**What is needed:** List each line of the data that holds the string "matplotlib", please.

━━━━━━━━━━━━━━━━

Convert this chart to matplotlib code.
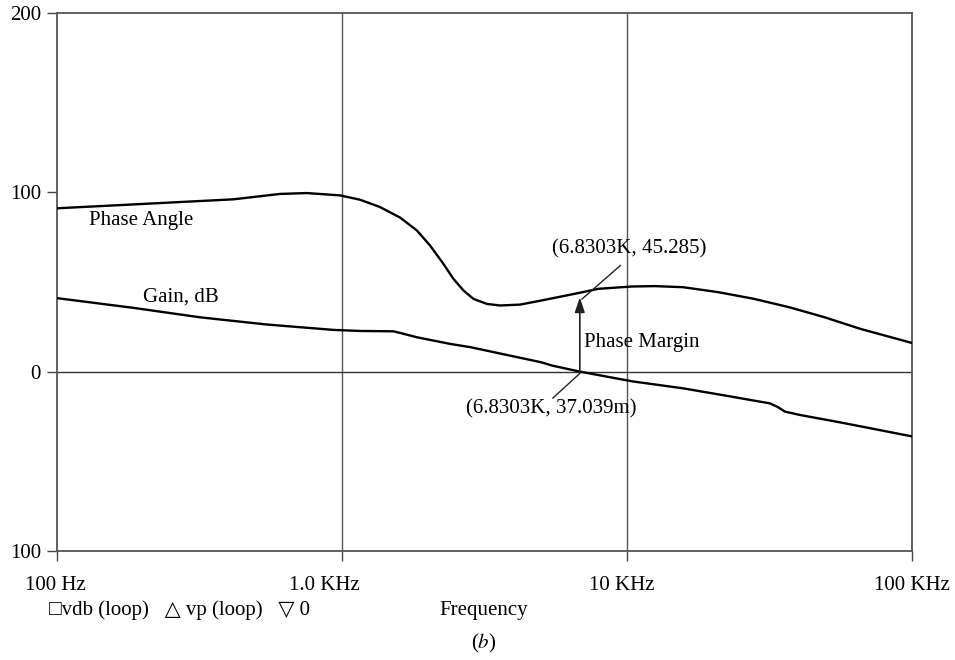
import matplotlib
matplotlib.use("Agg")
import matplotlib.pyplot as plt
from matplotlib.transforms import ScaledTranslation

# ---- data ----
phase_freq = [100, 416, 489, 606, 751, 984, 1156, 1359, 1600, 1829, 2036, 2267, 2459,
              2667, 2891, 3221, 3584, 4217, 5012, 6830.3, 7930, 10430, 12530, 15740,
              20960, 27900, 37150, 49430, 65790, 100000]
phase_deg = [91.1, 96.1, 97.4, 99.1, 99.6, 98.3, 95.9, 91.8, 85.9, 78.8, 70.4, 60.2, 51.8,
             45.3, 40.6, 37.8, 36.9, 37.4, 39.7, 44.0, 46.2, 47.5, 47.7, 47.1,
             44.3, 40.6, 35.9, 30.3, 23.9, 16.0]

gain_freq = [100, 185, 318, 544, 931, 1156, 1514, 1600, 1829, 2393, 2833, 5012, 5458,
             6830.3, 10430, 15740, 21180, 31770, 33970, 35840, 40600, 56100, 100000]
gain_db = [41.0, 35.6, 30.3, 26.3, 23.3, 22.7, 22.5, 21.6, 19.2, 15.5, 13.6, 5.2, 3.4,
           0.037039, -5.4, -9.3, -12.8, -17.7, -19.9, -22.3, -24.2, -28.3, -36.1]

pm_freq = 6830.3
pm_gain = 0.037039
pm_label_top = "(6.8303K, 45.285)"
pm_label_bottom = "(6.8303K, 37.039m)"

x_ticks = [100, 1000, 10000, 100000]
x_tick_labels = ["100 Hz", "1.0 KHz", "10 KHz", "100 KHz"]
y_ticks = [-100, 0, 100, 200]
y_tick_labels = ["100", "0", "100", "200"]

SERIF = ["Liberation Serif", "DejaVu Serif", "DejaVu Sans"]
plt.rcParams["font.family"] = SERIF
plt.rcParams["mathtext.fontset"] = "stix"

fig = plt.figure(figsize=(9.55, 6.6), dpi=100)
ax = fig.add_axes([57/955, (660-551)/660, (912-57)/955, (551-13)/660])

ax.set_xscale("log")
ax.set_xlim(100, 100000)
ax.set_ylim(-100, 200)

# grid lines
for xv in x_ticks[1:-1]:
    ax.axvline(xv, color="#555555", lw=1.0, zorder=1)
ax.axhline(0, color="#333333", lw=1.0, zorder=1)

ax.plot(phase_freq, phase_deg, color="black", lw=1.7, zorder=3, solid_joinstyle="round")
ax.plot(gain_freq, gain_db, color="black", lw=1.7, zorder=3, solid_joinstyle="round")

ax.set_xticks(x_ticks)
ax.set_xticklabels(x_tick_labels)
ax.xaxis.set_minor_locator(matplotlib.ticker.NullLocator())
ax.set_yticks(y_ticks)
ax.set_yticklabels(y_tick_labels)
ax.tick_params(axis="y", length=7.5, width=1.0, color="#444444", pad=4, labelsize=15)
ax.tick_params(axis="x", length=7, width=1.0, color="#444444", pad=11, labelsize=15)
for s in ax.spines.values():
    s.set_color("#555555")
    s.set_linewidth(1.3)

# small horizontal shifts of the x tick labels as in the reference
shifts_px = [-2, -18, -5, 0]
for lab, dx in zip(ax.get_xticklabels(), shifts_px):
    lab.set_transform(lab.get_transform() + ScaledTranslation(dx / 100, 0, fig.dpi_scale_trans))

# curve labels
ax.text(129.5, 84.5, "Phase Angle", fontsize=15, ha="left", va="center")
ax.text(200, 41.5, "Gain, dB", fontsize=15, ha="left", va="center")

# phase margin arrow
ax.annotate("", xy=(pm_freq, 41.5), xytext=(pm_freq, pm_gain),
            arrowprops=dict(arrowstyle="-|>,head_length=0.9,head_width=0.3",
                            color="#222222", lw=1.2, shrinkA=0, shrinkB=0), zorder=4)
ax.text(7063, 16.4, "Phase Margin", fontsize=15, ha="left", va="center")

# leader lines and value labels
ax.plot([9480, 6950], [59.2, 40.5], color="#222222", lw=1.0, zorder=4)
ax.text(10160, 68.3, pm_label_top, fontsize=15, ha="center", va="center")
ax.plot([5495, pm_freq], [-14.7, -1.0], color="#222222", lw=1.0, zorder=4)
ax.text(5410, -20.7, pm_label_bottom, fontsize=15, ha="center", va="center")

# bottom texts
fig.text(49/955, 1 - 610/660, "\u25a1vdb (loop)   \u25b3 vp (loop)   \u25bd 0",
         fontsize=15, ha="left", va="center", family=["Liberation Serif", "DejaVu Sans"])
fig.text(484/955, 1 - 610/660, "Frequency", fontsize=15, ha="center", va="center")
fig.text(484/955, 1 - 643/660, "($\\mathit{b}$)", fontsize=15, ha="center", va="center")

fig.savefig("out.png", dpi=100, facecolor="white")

━━━━━━━━━━━━━━━━

**Written response:**
Convert this chart to matplotlib code.
import matplotlib
matplotlib.use("Agg")
import matplotlib.pyplot as plt
from matplotlib.transforms import ScaledTranslation
ax.xaxis.set_minor_locator(matplotlib.ticker.NullLocator())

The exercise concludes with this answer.